● Written problem
Go through the listing and set it down exactly, leaving out its pictures.

= = = =

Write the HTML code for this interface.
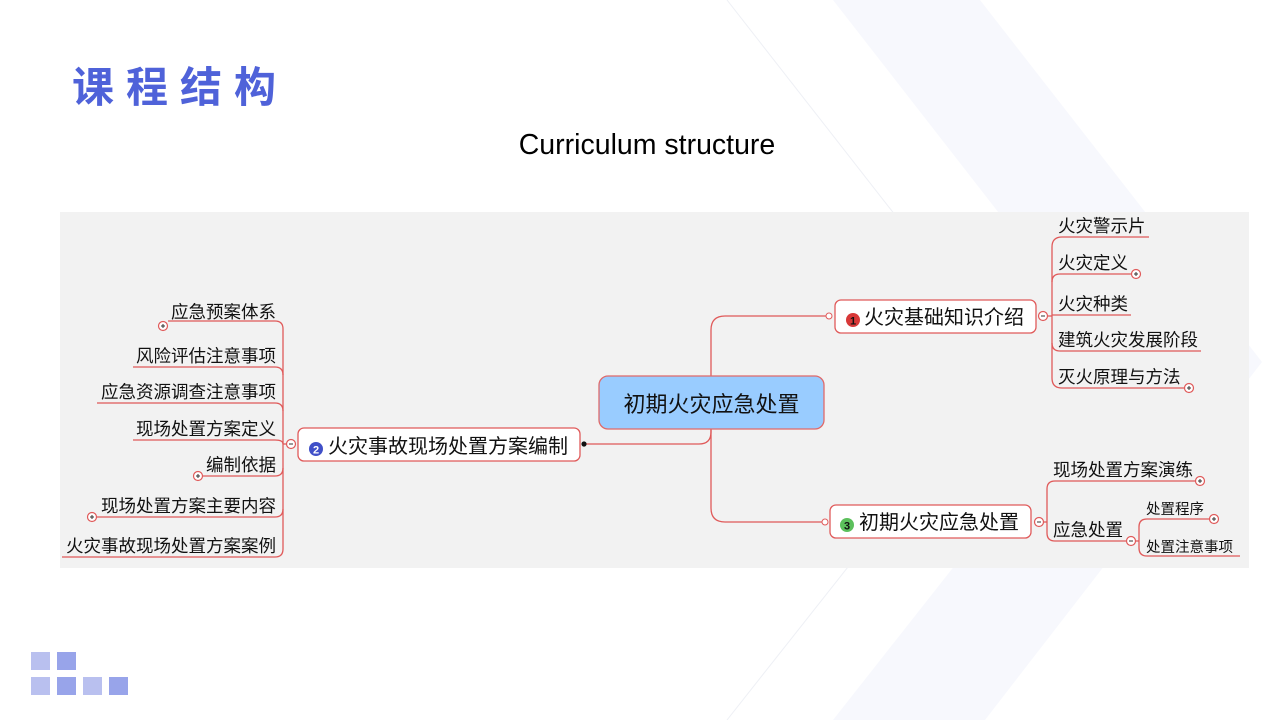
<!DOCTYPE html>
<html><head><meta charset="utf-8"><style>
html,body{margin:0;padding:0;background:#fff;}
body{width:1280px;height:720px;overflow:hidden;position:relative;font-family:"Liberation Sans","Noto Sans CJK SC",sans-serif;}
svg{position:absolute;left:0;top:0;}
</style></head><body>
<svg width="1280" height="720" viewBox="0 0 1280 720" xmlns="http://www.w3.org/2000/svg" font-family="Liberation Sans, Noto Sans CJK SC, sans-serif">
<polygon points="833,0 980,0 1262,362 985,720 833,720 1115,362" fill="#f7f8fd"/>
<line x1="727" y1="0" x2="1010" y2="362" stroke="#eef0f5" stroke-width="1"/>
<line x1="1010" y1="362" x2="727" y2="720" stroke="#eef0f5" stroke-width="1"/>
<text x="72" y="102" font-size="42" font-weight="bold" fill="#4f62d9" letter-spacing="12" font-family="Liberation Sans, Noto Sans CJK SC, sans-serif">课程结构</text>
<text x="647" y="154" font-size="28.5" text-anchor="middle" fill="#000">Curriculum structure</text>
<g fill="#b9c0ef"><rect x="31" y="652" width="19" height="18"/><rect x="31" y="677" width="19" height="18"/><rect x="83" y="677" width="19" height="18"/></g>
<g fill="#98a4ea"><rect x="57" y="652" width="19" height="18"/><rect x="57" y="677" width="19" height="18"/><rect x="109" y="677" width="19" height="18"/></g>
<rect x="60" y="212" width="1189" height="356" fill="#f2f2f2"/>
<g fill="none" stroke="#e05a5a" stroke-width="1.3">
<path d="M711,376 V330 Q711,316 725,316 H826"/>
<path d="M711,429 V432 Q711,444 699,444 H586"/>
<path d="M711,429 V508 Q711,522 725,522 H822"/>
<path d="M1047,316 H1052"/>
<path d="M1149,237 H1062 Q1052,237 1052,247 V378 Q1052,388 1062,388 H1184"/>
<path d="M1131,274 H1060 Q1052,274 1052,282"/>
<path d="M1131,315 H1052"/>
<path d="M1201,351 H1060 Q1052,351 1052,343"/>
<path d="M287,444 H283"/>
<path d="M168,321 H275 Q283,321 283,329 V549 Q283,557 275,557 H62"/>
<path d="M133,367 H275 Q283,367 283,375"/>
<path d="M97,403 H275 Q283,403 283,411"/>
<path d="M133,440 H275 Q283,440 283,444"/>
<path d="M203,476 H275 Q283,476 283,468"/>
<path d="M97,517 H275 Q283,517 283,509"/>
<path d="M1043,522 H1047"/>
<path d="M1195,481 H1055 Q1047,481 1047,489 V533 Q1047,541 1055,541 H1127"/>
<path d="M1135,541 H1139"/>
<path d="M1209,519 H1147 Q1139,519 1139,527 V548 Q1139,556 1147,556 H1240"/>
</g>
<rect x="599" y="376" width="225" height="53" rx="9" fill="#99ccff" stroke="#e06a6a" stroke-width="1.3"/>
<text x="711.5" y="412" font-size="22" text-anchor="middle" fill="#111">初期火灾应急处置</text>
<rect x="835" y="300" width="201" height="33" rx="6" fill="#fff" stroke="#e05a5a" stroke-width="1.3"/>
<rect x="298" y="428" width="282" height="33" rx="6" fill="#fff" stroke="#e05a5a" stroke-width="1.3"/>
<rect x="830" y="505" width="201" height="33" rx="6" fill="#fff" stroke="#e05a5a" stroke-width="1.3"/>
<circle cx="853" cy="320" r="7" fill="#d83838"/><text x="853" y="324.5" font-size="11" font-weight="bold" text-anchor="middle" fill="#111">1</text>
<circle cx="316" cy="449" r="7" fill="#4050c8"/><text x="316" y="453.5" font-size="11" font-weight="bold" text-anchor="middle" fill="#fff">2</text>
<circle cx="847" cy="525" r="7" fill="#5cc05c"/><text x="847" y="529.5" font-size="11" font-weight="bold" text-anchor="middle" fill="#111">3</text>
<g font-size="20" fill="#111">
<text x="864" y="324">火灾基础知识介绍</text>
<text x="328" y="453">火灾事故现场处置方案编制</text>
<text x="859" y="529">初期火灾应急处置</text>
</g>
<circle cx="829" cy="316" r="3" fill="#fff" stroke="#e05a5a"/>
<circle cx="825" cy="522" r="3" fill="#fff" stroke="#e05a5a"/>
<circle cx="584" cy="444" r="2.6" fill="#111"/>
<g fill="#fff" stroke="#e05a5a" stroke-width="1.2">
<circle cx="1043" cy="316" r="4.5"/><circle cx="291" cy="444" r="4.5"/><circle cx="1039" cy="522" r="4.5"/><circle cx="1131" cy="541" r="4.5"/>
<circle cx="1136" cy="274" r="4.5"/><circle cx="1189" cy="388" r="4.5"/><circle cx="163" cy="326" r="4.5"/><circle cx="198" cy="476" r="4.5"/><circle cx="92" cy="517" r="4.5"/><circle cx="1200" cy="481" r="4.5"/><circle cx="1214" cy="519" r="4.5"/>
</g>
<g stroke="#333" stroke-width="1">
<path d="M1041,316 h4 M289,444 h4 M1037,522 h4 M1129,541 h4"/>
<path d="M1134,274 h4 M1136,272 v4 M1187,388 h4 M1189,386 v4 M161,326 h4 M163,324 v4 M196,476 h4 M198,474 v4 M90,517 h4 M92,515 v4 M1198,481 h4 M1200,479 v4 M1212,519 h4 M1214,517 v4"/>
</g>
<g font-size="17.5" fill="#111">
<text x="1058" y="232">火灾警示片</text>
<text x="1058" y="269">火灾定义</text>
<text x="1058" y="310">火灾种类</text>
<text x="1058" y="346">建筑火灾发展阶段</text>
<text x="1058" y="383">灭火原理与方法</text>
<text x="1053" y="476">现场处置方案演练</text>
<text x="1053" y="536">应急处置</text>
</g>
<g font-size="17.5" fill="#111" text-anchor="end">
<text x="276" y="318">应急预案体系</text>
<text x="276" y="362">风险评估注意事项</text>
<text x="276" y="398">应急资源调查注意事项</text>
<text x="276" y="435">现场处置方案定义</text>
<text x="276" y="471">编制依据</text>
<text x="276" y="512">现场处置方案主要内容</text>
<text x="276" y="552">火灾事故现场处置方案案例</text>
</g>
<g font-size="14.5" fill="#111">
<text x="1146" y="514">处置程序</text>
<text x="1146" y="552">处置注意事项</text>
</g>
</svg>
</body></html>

= = = =

● Complete response
Write the HTML code for this interface.
<!DOCTYPE html>
<html><head><meta charset="utf-8"><style>
html,body{margin:0;padding:0;background:#fff;}
body{width:1280px;height:720px;overflow:hidden;position:relative;font-family:"Liberation Sans","Noto Sans CJK SC",sans-serif;}
svg{position:absolute;left:0;top:0;}
</style></head><body>
<svg width="1280" height="720" viewBox="0 0 1280 720" xmlns="http://www.w3.org/2000/svg" font-family="Liberation Sans, Noto Sans CJK SC, sans-serif">
<polygon points="833,0 980,0 1262,362 985,720 833,720 1115,362" fill="#f7f8fd"/>
<line x1="727" y1="0" x2="1010" y2="362" stroke="#eef0f5" stroke-width="1"/>
<line x1="1010" y1="362" x2="727" y2="720" stroke="#eef0f5" stroke-width="1"/>
<text x="72" y="102" font-size="42" font-weight="bold" fill="#4f62d9" letter-spacing="12" font-family="Liberation Sans, Noto Sans CJK SC, sans-serif">课程结构</text>
<text x="647" y="154" font-size="28.5" text-anchor="middle" fill="#000">Curriculum structure</text>
<g fill="#b9c0ef"><rect x="31" y="652" width="19" height="18"/><rect x="31" y="677" width="19" height="18"/><rect x="83" y="677" width="19" height="18"/></g>
<g fill="#98a4ea"><rect x="57" y="652" width="19" height="18"/><rect x="57" y="677" width="19" height="18"/><rect x="109" y="677" width="19" height="18"/></g>
<rect x="60" y="212" width="1189" height="356" fill="#f2f2f2"/>
<g fill="none" stroke="#e05a5a" stroke-width="1.3">
<path d="M711,376 V330 Q711,316 725,316 H826"/>
<path d="M711,429 V432 Q711,444 699,444 H586"/>
<path d="M711,429 V508 Q711,522 725,522 H822"/>
<path d="M1047,316 H1052"/>
<path d="M1149,237 H1062 Q1052,237 1052,247 V378 Q1052,388 1062,388 H1184"/>
<path d="M1131,274 H1060 Q1052,274 1052,282"/>
<path d="M1131,315 H1052"/>
<path d="M1201,351 H1060 Q1052,351 1052,343"/>
<path d="M287,444 H283"/>
<path d="M168,321 H275 Q283,321 283,329 V549 Q283,557 275,557 H62"/>
<path d="M133,367 H275 Q283,367 283,375"/>
<path d="M97,403 H275 Q283,403 283,411"/>
<path d="M133,440 H275 Q283,440 283,444"/>
<path d="M203,476 H275 Q283,476 283,468"/>
<path d="M97,517 H275 Q283,517 283,509"/>
<path d="M1043,522 H1047"/>
<path d="M1195,481 H1055 Q1047,481 1047,489 V533 Q1047,541 1055,541 H1127"/>
<path d="M1135,541 H1139"/>
<path d="M1209,519 H1147 Q1139,519 1139,527 V548 Q1139,556 1147,556 H1240"/>
</g>
<rect x="599" y="376" width="225" height="53" rx="9" fill="#99ccff" stroke="#e06a6a" stroke-width="1.3"/>
<text x="711.5" y="412" font-size="22" text-anchor="middle" fill="#111">初期火灾应急处置</text>
<rect x="835" y="300" width="201" height="33" rx="6" fill="#fff" stroke="#e05a5a" stroke-width="1.3"/>
<rect x="298" y="428" width="282" height="33" rx="6" fill="#fff" stroke="#e05a5a" stroke-width="1.3"/>
<rect x="830" y="505" width="201" height="33" rx="6" fill="#fff" stroke="#e05a5a" stroke-width="1.3"/>
<circle cx="853" cy="320" r="7" fill="#d83838"/><text x="853" y="324.5" font-size="11" font-weight="bold" text-anchor="middle" fill="#111">1</text>
<circle cx="316" cy="449" r="7" fill="#4050c8"/><text x="316" y="453.5" font-size="11" font-weight="bold" text-anchor="middle" fill="#fff">2</text>
<circle cx="847" cy="525" r="7" fill="#5cc05c"/><text x="847" y="529.5" font-size="11" font-weight="bold" text-anchor="middle" fill="#111">3</text>
<g font-size="20" fill="#111">
<text x="864" y="324">火灾基础知识介绍</text>
<text x="328" y="453">火灾事故现场处置方案编制</text>
<text x="859" y="529">初期火灾应急处置</text>
</g>
<circle cx="829" cy="316" r="3" fill="#fff" stroke="#e05a5a"/>
<circle cx="825" cy="522" r="3" fill="#fff" stroke="#e05a5a"/>
<circle cx="584" cy="444" r="2.6" fill="#111"/>
<g fill="#fff" stroke="#e05a5a" stroke-width="1.2">
<circle cx="1043" cy="316" r="4.5"/><circle cx="291" cy="444" r="4.5"/><circle cx="1039" cy="522" r="4.5"/><circle cx="1131" cy="541" r="4.5"/>
<circle cx="1136" cy="274" r="4.5"/><circle cx="1189" cy="388" r="4.5"/><circle cx="163" cy="326" r="4.5"/><circle cx="198" cy="476" r="4.5"/><circle cx="92" cy="517" r="4.5"/><circle cx="1200" cy="481" r="4.5"/><circle cx="1214" cy="519" r="4.5"/>
</g>
<g stroke="#333" stroke-width="1">
<path d="M1041,316 h4 M289,444 h4 M1037,522 h4 M1129,541 h4"/>
<path d="M1134,274 h4 M1136,272 v4 M1187,388 h4 M1189,386 v4 M161,326 h4 M163,324 v4 M196,476 h4 M198,474 v4 M90,517 h4 M92,515 v4 M1198,481 h4 M1200,479 v4 M1212,519 h4 M1214,517 v4"/>
</g>
<g font-size="17.5" fill="#111">
<text x="1058" y="232">火灾警示片</text>
<text x="1058" y="269">火灾定义</text>
<text x="1058" y="310">火灾种类</text>
<text x="1058" y="346">建筑火灾发展阶段</text>
<text x="1058" y="383">灭火原理与方法</text>
<text x="1053" y="476">现场处置方案演练</text>
<text x="1053" y="536">应急处置</text>
</g>
<g font-size="17.5" fill="#111" text-anchor="end">
<text x="276" y="318">应急预案体系</text>
<text x="276" y="362">风险评估注意事项</text>
<text x="276" y="398">应急资源调查注意事项</text>
<text x="276" y="435">现场处置方案定义</text>
<text x="276" y="471">编制依据</text>
<text x="276" y="512">现场处置方案主要内容</text>
<text x="276" y="552">火灾事故现场处置方案案例</text>
</g>
<g font-size="14.5" fill="#111">
<text x="1146" y="514">处置程序</text>
<text x="1146" y="552">处置注意事项</text>
</g>
</svg>
</body></html>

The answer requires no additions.